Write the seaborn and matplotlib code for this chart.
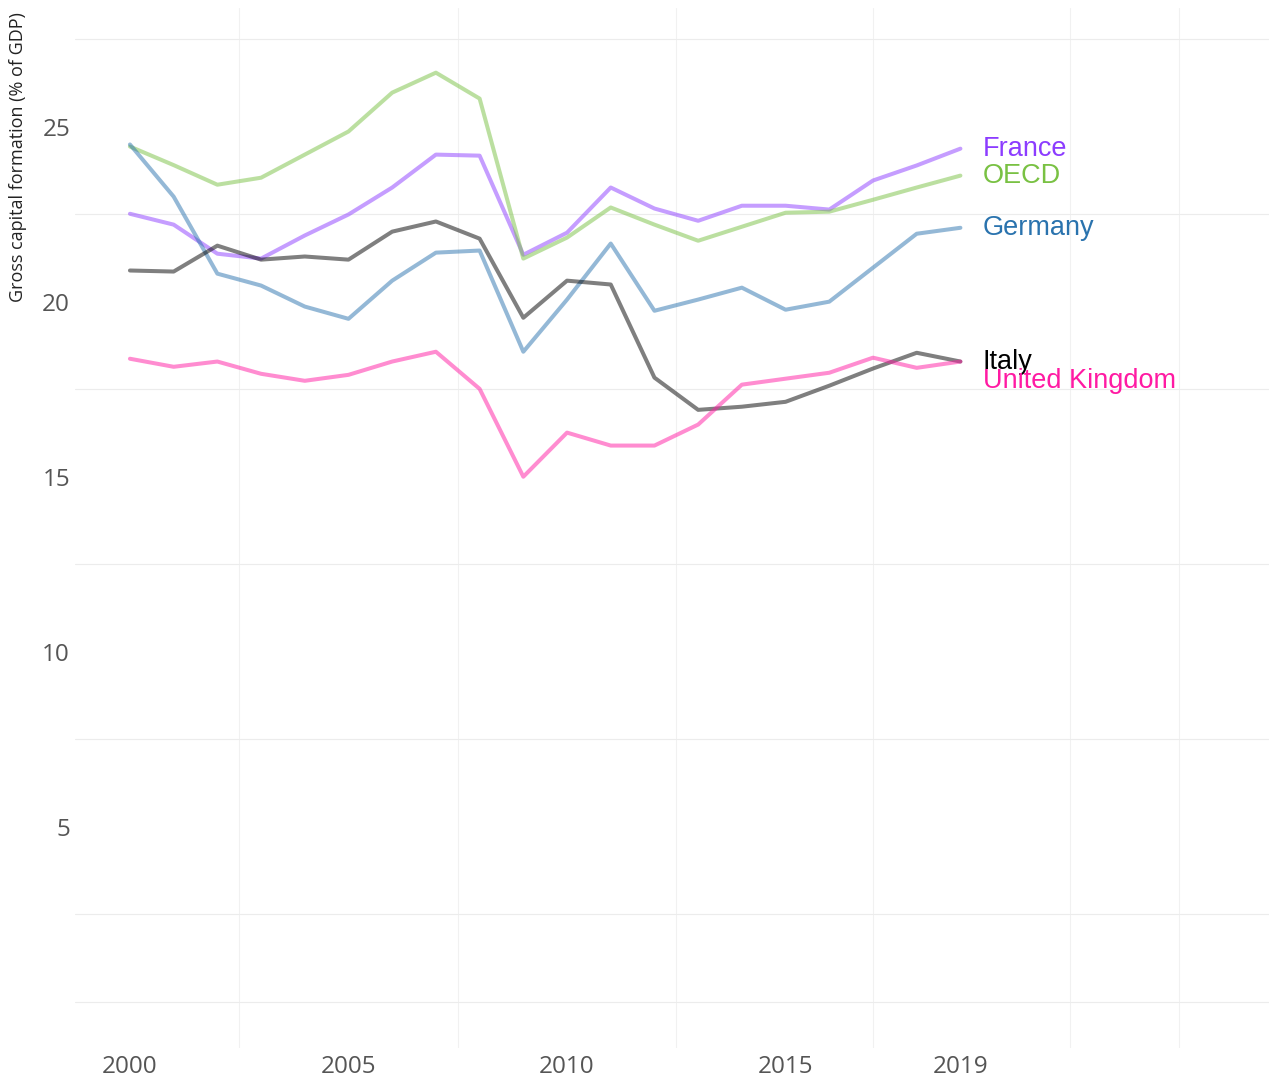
import pandas as pd
import matplotlib.pyplot as plt
import seaborn as sns

# ---- data ----
years = list(range(2000, 2020))
countries = ['France', 'OECD', 'Germany', 'Italy', 'United Kingdom']

france = [22.51, 22.20, 21.37, 21.23, 21.89, 22.49, 23.26, 24.20, 24.17, 21.34,
          21.97, 23.26, 22.66, 22.31, 22.74, 22.74, 22.63, 23.46, 23.89, 24.37]
oecd = [24.43, 23.90, 23.34, 23.54, 24.20, 24.86, 25.97, 26.54, 25.80, 21.23,
        21.83, 22.69, 22.20, 21.74, 22.14, 22.54, 22.57, 22.91, 23.26, 23.60]
germany = [24.49, 23.00, 20.80, 20.46, 19.86, 19.51, 20.60, 21.40, 21.46, 18.57,
           20.06, 21.66, 19.74, 20.06, 20.40, 19.77, 20.00, 20.97, 21.94, 22.11]
italy = [20.89, 20.86, 21.60, 21.20, 21.29, 21.20, 22.00, 22.29, 21.80, 19.54,
         20.60, 20.49, 17.83, 16.91, 17.00, 17.14, 17.60, 18.09, 18.54, 18.29]
uk = [18.37, 18.14, 18.29, 17.94, 17.74, 17.91, 18.29, 18.57, 17.51, 15.00,
      16.26, 15.89, 15.89, 16.49, 17.63, 17.80, 17.97, 18.40, 18.11, 18.29]

x_ticks = [2000, 2005, 2010, 2015, 2019]
x_grid = [2000, 2002.5, 2005, 2007.5, 2010, 2012.5, 2015, 2017, 2019, 2021.5, 2024]
y_ticks = [5, 10, 15, 20, 25]
y_grid = [0, 2.5, 5, 7.5, 10, 12.5, 15, 17.5, 20, 22.5, 25, 27.5]

colors = {'France': '#8c3cff', 'OECD': '#79c143', 'Germany': '#2a73ae',
          'Italy': '#000000', 'United Kingdom': '#ff1aa3'}

series = [france, oecd, germany, italy, uk]
df = pd.DataFrame({
    'year': years * len(countries),
    'value': [v for s in series for v in s],
    'country': [c for c in countries for _ in years],
})

sns.set_theme(style="white")
plt.rcParams['font.family'] = ['Open Sans', 'DejaVu Sans']

fig = plt.figure(figsize=(12.69, 10.78), dpi=100)
ax = fig.add_axes([0.059, 0.028, 0.941, 0.965])

sns.lineplot(data=df, x='year', y='value', hue='country', palette=colors,
             hue_order=countries, linewidth=2.9, alpha=0.5, legend=False, ax=ax)

# labels at the end of each line
label_dy = {'Italy': 0, 'United Kingdom': -14}
for c, s in zip(countries, series):
    ax.annotate(c, xy=(years[-1], s[-1]), xytext=(16, label_dy.get(c, 0)),
                textcoords='offset points', va='center', ha='left',
                color=colors[c], fontsize=19.5, family='Liberation Sans')

ax.set_xlim(1998.74, 2026.06)
ax.set_ylim(-1.31, 28.4)
ax.set_xticks(x_ticks)
ax.set_xticks(x_grid, minor=True)
ax.set_yticks(y_ticks)
ax.set_yticks(y_grid, minor=True)
ax.set_xticklabels([str(t) for t in x_ticks])
ax.grid(False)
ax.grid(True, which='minor', axis='y', color='#ececec', linewidth=0.8)
ax.grid(True, which='minor', axis='x', color='#f1f1f1', linewidth=0.8)
ax.tick_params(which='both', length=0, labelsize=17.5, labelcolor='#555555')
ax.tick_params(axis='x', pad=5)
for sp in ax.spines.values():
    sp.set_visible(False)
ax.set_axisbelow(True)

ax.set_xlabel('')
ax.set_ylabel('Gross capital formation (% of GDP)', fontsize=13, color='#222222')
ax.yaxis.set_label_coords(-0.040, 0.856)

fig.savefig('out.png', dpi=100)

What to do:
The material above holds pictures; copy everything else in it exactly.

In response:
Write the seaborn and matplotlib code for this chart.
import pandas as pd
import matplotlib.pyplot as plt
import seaborn as sns

# ---- data ----
years = list(range(2000, 2020))
countries = ['France', 'OECD', 'Germany', 'Italy', 'United Kingdom']

france = [22.51, 22.20, 21.37, 21.23, 21.89, 22.49, 23.26, 24.20, 24.17, 21.34,
          21.97, 23.26, 22.66, 22.31, 22.74, 22.74, 22.63, 23.46, 23.89, 24.37]
oecd = [24.43, 23.90, 23.34, 23.54, 24.20, 24.86, 25.97, 26.54, 25.80, 21.23,
        21.83, 22.69, 22.20, 21.74, 22.14, 22.54, 22.57, 22.91, 23.26, 23.60]
germany = [24.49, 23.00, 20.80, 20.46, 19.86, 19.51, 20.60, 21.40, 21.46, 18.57,
           20.06, 21.66, 19.74, 20.06, 20.40, 19.77, 20.00, 20.97, 21.94, 22.11]
italy = [20.89, 20.86, 21.60, 21.20, 21.29, 21.20, 22.00, 22.29, 21.80, 19.54,
         20.60, 20.49, 17.83, 16.91, 17.00, 17.14, 17.60, 18.09, 18.54, 18.29]
uk = [18.37, 18.14, 18.29, 17.94, 17.74, 17.91, 18.29, 18.57, 17.51, 15.00,
      16.26, 15.89, 15.89, 16.49, 17.63, 17.80, 17.97, 18.40, 18.11, 18.29]

x_ticks = [2000, 2005, 2010, 2015, 2019]
x_grid = [2000, 2002.5, 2005, 2007.5, 2010, 2012.5, 2015, 2017, 2019, 2021.5, 2024]
y_ticks = [5, 10, 15, 20, 25]
y_grid = [0, 2.5, 5, 7.5, 10, 12.5, 15, 17.5, 20, 22.5, 25, 27.5]

colors = {'France': '#8c3cff', 'OECD': '#79c143', 'Germany': '#2a73ae',
          'Italy': '#000000', 'United Kingdom': '#ff1aa3'}

series = [france, oecd, germany, italy, uk]
df = pd.DataFrame({
    'year': years * len(countries),
    'value': [v for s in series for v in s],
    'country': [c for c in countries for _ in years],
})

sns.set_theme(style="white")
plt.rcParams['font.family'] = ['Open Sans', 'DejaVu Sans']

fig = plt.figure(figsize=(12.69, 10.78), dpi=100)
ax = fig.add_axes([0.059, 0.028, 0.941, 0.965])

sns.lineplot(data=df, x='year', y='value', hue='country', palette=colors,
             hue_order=countries, linewidth=2.9, alpha=0.5, legend=False, ax=ax)

# labels at the end of each line
label_dy = {'Italy': 0, 'United Kingdom': -14}
for c, s in zip(countries, series):
    ax.annotate(c, xy=(years[-1], s[-1]), xytext=(16, label_dy.get(c, 0)),
                textcoords='offset points', va='center', ha='left',
                color=colors[c], fontsize=19.5, family='Liberation Sans')

ax.set_xlim(1998.74, 2026.06)
ax.set_ylim(-1.31, 28.4)
ax.set_xticks(x_ticks)
ax.set_xticks(x_grid, minor=True)
ax.set_yticks(y_ticks)
ax.set_yticks(y_grid, minor=True)
ax.set_xticklabels([str(t) for t in x_ticks])
ax.grid(False)
ax.grid(True, which='minor', axis='y', color='#ececec', linewidth=0.8)
ax.grid(True, which='minor', axis='x', color='#f1f1f1', linewidth=0.8)
ax.tick_params(which='both', length=0, labelsize=17.5, labelcolor='#555555')
ax.tick_params(axis='x', pad=5)
for sp in ax.spines.values():
    sp.set_visible(False)
ax.set_axisbelow(True)

ax.set_xlabel('')
ax.set_ylabel('Gross capital formation (% of GDP)', fontsize=13, color='#222222')
ax.yaxis.set_label_coords(-0.040, 0.856)

fig.savefig('out.png', dpi=100)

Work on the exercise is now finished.